Broader conversations about the role of the museum in the 21st century also permeated the conference. In a plenary session, Curators Without Borders’s Heidi McKinnon (Executive Director, CWB) discussed the responsibility that museums have in humanitarian crises, asking us to critically reflect on how museum research and collections can change lives through emergency outreach—“how do you maintain and participate in your own cultural heritage when you are forcibly displaced from your homeland?” And Dr. Susan Guyette’s (Director, Santa Fe Planning and Research [Métis–Micmac & Acadian French]) presentation focused on the ways in which museums can become more community-oriented by asking us to reconsider the fundamental function and value of the cultural institution. For Guyette, honoring local “New Mexican values” (which she placed in opposition to “mainstream American values”) is fundamental to this necessary reconfiguration—community over individualism, cooperation over competition, generosity over accumulation, and conservation over consumption. How can these reorientations help us re-imagine what a museum is, can, and should be?

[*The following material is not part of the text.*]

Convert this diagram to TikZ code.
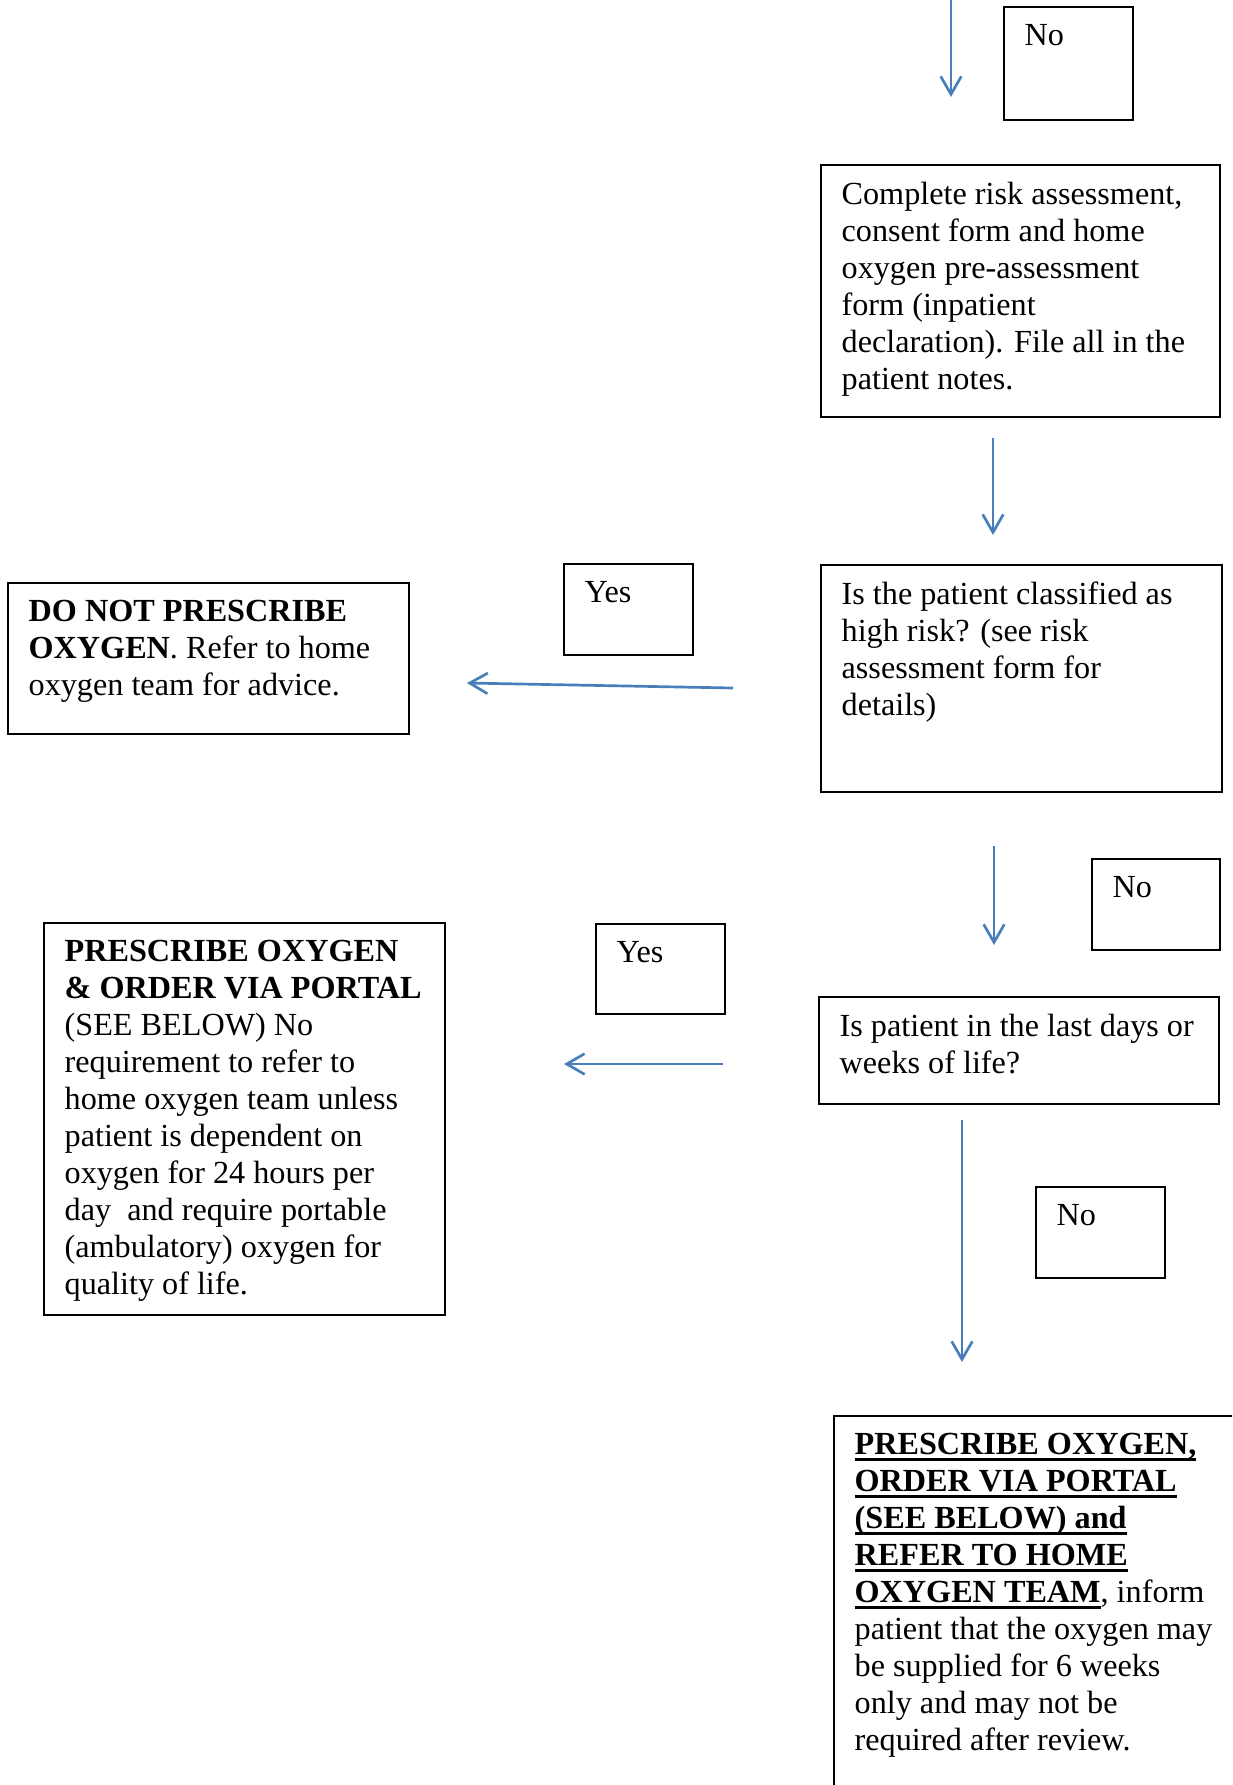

In addition to being more accessible to professionals throughout the state, the virtual conference format allowed for creative additions to the traditional conference experience, such as yoga sessions, tea giveaways, and digital daycare. Reflecting on NMAM’s digital pivot, incoming President and Conference Program Chair Ryan Flahive (Archivist, Institute of American Indian Arts) explained that “[w]hile most museum organizations chose to cancel their annual meetings or run them on systems like Zoom, the 2020 NMAM virtual conference was a leap of faith into the unknown. […] This conference empowers NMAM to embrace virtual technology and offer more online trainings, professional development opportunities, and networking opportunities for New Mexico’s cultural professionals.”
After almost forty sessions, workshops, and special programs, the conference closed with a call to action. Mike Murawski (Co-Producer, Museums Are Not Neutral), Jaclyn Roessel (Director, Decolonized Futures and Radical Dreams, U.S. Department of Arts and Culture [Diné]), Winoka Yepa (Senior Manager of Museum Education, IAIA Museum of Contemporary Native Arts [Diné]), and Elena Gonzales (Independent Scholar) pushed attendees to think deeply and critically about our own agency within the current moment. How can we, as cultural professionals, best work with communities, build trust, and repair the ongoing legacies of settler colonialism? How can museums become more human-centered, rather than object- or donor-centered? How can institutions become generative spaces for storytelling, community dialogue, and healing? And fundamentally, how can we hold museums accountable?
Ending on a cautiously optimistic note, Murawski reflected that institutional, cultural, and personal “messiness” can often be positive agents for change—“in moments in fracture, there are opportunities to sew a different type of future.”